Irish Independent

The millennial response

- Sophie Donaldson

Great news, guys. To get your foot on the property ladder all you need to do is stop brunching. Well, that’s according to a 35-year-old millionair­e developer who made his money gentrifyin­g urban areas with high rises… the type of areas that prospered with the influx of cafes and restaurant­s filled with young people eating brunch.

Let’s put the avocados aside for a moment, as delicious as they are, and consider this: did young adults in the 60s stop going to the cinema and instead use that money as the down payment on a house?

Did twenty-somethings in the 80s stop buying records and instead keep their change in a piggy bank, proudly upending its contents as they signed their mortgage agreement? No. Like young people of this generation, they still enjoyed life’s small fripperies while studying, working and saving with the hope that it would all amount to them owning a home of their own.
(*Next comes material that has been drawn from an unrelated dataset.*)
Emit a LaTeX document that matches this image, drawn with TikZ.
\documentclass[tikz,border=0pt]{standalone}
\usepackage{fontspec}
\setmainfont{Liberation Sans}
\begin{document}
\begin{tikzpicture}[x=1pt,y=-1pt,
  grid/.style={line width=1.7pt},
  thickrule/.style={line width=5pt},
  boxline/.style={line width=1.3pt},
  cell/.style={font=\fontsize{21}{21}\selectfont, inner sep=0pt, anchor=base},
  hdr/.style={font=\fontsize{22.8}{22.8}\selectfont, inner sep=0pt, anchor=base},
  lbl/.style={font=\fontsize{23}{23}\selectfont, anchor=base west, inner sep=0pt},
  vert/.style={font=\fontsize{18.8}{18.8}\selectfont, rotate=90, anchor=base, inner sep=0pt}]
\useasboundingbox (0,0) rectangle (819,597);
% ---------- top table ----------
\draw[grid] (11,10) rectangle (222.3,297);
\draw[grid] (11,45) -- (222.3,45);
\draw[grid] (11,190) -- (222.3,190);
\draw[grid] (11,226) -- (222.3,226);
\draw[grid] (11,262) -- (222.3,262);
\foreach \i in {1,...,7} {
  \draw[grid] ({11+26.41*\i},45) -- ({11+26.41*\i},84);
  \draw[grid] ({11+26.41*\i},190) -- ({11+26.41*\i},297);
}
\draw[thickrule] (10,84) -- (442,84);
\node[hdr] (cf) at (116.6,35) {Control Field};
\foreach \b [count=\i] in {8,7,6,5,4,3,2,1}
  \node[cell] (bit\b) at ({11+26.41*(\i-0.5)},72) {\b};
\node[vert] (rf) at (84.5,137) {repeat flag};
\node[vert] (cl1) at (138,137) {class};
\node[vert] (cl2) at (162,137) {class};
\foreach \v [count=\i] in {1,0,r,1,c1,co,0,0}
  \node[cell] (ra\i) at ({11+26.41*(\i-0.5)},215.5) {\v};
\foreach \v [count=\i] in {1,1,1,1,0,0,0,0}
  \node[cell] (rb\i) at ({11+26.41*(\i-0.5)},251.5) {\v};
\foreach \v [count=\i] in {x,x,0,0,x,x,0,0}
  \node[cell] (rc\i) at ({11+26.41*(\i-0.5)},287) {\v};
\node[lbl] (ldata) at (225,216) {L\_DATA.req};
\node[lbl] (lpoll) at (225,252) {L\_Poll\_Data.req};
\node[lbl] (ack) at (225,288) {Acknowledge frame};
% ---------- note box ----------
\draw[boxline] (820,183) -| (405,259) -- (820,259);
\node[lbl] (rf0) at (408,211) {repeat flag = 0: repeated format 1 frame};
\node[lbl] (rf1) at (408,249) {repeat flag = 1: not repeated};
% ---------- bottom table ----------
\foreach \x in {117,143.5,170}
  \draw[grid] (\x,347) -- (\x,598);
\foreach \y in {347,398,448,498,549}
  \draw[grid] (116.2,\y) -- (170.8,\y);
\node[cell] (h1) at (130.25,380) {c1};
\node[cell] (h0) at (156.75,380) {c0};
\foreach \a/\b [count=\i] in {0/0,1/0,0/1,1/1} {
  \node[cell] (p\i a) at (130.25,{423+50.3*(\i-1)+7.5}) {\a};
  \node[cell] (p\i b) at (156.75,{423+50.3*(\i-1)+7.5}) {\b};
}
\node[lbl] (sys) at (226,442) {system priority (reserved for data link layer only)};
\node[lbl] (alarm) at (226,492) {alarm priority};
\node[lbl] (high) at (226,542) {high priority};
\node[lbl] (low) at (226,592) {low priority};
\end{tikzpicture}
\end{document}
And for those generation­s before us, it generally did. But that opportunit­y simply does not exist for most young people today and it is nothing to do with avo toast. Stock has dwindled severely, house prices have inflated and our salaries haven’t.

Comments like those made by Tim Gurner imply that millennial­s don’t know sacrifice. The general belief is that our penchant for flat whites supersedes our ability to say ‘no’ to daily luxuries in order to achieve a long term goal.

But the issue is not that we are averse to sacrifice, or saving. It’s that there simply isn’t enough affordable housing, whether you are in Dublin or Dulwich Hill. A mortgage is both a sacrifice and a privilege, but for most young people it’s a pipe dream. Can you really blame us for drowning our sorrows in Saturday morning mimosas?